◆ **Work to complete**
Pictures stay out of the copy; restate everything else in the material exactly.

◆ **Collected data**
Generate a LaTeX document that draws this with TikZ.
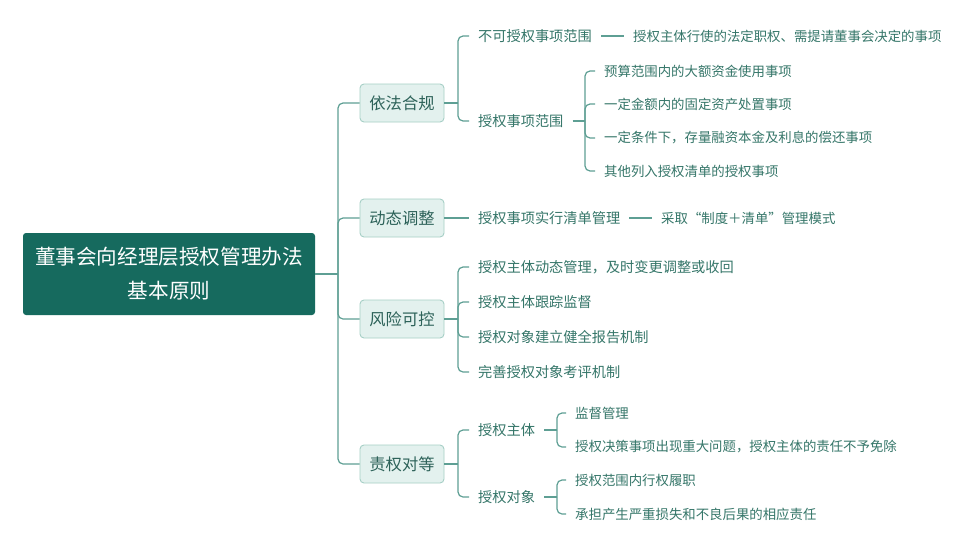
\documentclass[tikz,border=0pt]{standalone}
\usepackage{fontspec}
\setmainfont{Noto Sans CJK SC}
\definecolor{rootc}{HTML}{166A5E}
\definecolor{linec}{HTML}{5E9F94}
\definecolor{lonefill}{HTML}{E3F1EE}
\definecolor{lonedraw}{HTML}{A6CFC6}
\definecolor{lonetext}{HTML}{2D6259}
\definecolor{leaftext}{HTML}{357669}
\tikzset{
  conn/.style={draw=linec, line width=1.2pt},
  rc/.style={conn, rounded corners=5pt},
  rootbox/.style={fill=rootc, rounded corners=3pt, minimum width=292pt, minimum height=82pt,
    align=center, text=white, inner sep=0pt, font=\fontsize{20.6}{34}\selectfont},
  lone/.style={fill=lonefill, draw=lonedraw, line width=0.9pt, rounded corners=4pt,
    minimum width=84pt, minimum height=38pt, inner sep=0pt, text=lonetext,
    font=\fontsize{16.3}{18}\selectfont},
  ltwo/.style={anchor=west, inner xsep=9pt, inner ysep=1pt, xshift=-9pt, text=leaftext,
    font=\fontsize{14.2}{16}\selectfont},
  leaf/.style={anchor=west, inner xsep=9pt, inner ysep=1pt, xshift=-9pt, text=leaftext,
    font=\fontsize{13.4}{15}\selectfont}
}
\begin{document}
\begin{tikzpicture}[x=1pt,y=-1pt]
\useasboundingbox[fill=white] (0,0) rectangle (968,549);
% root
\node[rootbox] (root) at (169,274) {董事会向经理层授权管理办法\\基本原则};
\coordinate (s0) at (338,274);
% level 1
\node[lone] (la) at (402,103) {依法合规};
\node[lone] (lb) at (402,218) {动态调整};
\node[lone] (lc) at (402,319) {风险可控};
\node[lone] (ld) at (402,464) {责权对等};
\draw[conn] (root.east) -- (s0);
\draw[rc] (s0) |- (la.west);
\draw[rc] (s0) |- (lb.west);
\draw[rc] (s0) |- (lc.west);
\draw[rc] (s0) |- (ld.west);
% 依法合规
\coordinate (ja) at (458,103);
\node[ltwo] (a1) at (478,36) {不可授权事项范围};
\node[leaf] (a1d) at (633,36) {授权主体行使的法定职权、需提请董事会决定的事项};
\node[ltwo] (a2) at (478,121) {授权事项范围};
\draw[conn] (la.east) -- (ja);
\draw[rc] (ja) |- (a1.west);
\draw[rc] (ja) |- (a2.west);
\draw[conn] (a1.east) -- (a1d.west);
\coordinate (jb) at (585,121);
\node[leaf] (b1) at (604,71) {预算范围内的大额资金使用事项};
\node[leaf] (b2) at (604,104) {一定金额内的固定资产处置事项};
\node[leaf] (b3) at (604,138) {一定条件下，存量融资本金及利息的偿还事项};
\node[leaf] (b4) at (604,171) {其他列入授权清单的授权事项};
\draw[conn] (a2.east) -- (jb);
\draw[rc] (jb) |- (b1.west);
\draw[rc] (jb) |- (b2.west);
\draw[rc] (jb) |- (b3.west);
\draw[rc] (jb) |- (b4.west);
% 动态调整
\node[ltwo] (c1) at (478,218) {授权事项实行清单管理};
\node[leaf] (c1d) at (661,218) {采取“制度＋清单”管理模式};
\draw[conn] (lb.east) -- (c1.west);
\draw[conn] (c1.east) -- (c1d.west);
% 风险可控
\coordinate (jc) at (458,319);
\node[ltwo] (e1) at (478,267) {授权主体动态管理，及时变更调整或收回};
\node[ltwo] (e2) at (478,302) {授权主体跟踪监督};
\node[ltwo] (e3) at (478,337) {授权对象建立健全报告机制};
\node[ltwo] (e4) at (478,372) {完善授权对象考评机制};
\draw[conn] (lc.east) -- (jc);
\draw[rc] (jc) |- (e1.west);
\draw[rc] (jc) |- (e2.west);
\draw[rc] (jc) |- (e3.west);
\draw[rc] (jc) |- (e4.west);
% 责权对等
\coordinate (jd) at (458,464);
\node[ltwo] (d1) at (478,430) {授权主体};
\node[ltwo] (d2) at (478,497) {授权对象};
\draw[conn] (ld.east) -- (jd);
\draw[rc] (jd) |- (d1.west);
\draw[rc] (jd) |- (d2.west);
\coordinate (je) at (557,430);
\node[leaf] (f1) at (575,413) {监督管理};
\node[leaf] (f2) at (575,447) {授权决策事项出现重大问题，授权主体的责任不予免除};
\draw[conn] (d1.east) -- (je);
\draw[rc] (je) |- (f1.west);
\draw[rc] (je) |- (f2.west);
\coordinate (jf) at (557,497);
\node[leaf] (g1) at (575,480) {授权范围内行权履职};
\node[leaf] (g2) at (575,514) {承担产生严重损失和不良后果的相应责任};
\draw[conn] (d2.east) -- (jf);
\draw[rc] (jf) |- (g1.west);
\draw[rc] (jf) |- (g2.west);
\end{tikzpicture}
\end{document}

◆ **Task response**
Generate a LaTeX document that draws this with TikZ.
\documentclass[tikz,border=0pt]{standalone}
\usepackage{fontspec}
\setmainfont{Noto Sans CJK SC}
\definecolor{rootc}{HTML}{166A5E}
\definecolor{linec}{HTML}{5E9F94}
\definecolor{lonefill}{HTML}{E3F1EE}
\definecolor{lonedraw}{HTML}{A6CFC6}
\definecolor{lonetext}{HTML}{2D6259}
\definecolor{leaftext}{HTML}{357669}
\tikzset{
  conn/.style={draw=linec, line width=1.2pt},
  rc/.style={conn, rounded corners=5pt},
  rootbox/.style={fill=rootc, rounded corners=3pt, minimum width=292pt, minimum height=82pt,
    align=center, text=white, inner sep=0pt, font=\fontsize{20.6}{34}\selectfont},
  lone/.style={fill=lonefill, draw=lonedraw, line width=0.9pt, rounded corners=4pt,
    minimum width=84pt, minimum height=38pt, inner sep=0pt, text=lonetext,
    font=\fontsize{16.3}{18}\selectfont},
  ltwo/.style={anchor=west, inner xsep=9pt, inner ysep=1pt, xshift=-9pt, text=leaftext,
    font=\fontsize{14.2}{16}\selectfont},
  leaf/.style={anchor=west, inner xsep=9pt, inner ysep=1pt, xshift=-9pt, text=leaftext,
    font=\fontsize{13.4}{15}\selectfont}
}
\begin{document}
\begin{tikzpicture}[x=1pt,y=-1pt]
\useasboundingbox[fill=white] (0,0) rectangle (968,549);
% root
\node[rootbox] (root) at (169,274) {董事会向经理层授权管理办法\\基本原则};
\coordinate (s0) at (338,274);
% level 1
\node[lone] (la) at (402,103) {依法合规};
\node[lone] (lb) at (402,218) {动态调整};
\node[lone] (lc) at (402,319) {风险可控};
\node[lone] (ld) at (402,464) {责权对等};
\draw[conn] (root.east) -- (s0);
\draw[rc] (s0) |- (la.west);
\draw[rc] (s0) |- (lb.west);
\draw[rc] (s0) |- (lc.west);
\draw[rc] (s0) |- (ld.west);
% 依法合规
\coordinate (ja) at (458,103);
\node[ltwo] (a1) at (478,36) {不可授权事项范围};
\node[leaf] (a1d) at (633,36) {授权主体行使的法定职权、需提请董事会决定的事项};
\node[ltwo] (a2) at (478,121) {授权事项范围};
\draw[conn] (la.east) -- (ja);
\draw[rc] (ja) |- (a1.west);
\draw[rc] (ja) |- (a2.west);
\draw[conn] (a1.east) -- (a1d.west);
\coordinate (jb) at (585,121);
\node[leaf] (b1) at (604,71) {预算范围内的大额资金使用事项};
\node[leaf] (b2) at (604,104) {一定金额内的固定资产处置事项};
\node[leaf] (b3) at (604,138) {一定条件下，存量融资本金及利息的偿还事项};
\node[leaf] (b4) at (604,171) {其他列入授权清单的授权事项};
\draw[conn] (a2.east) -- (jb);
\draw[rc] (jb) |- (b1.west);
\draw[rc] (jb) |- (b2.west);
\draw[rc] (jb) |- (b3.west);
\draw[rc] (jb) |- (b4.west);
% 动态调整
\node[ltwo] (c1) at (478,218) {授权事项实行清单管理};
\node[leaf] (c1d) at (661,218) {采取“制度＋清单”管理模式};
\draw[conn] (lb.east) -- (c1.west);
\draw[conn] (c1.east) -- (c1d.west);
% 风险可控
\coordinate (jc) at (458,319);
\node[ltwo] (e1) at (478,267) {授权主体动态管理，及时变更调整或收回};
\node[ltwo] (e2) at (478,302) {授权主体跟踪监督};
\node[ltwo] (e3) at (478,337) {授权对象建立健全报告机制};
\node[ltwo] (e4) at (478,372) {完善授权对象考评机制};
\draw[conn] (lc.east) -- (jc);
\draw[rc] (jc) |- (e1.west);
\draw[rc] (jc) |- (e2.west);
\draw[rc] (jc) |- (e3.west);
\draw[rc] (jc) |- (e4.west);
% 责权对等
\coordinate (jd) at (458,464);
\node[ltwo] (d1) at (478,430) {授权主体};
\node[ltwo] (d2) at (478,497) {授权对象};
\draw[conn] (ld.east) -- (jd);
\draw[rc] (jd) |- (d1.west);
\draw[rc] (jd) |- (d2.west);
\coordinate (je) at (557,430);
\node[leaf] (f1) at (575,413) {监督管理};
\node[leaf] (f2) at (575,447) {授权决策事项出现重大问题，授权主体的责任不予免除};
\draw[conn] (d1.east) -- (je);
\draw[rc] (je) |- (f1.west);
\draw[rc] (je) |- (f2.west);
\coordinate (jf) at (557,497);
\node[leaf] (g1) at (575,480) {授权范围内行权履职};
\node[leaf] (g2) at (575,514) {承担产生严重损失和不良后果的相应责任};
\draw[conn] (d2.east) -- (jf);
\draw[rc] (jf) |- (g1.west);
\draw[rc] (jf) |- (g2.west);
\end{tikzpicture}
\end{document}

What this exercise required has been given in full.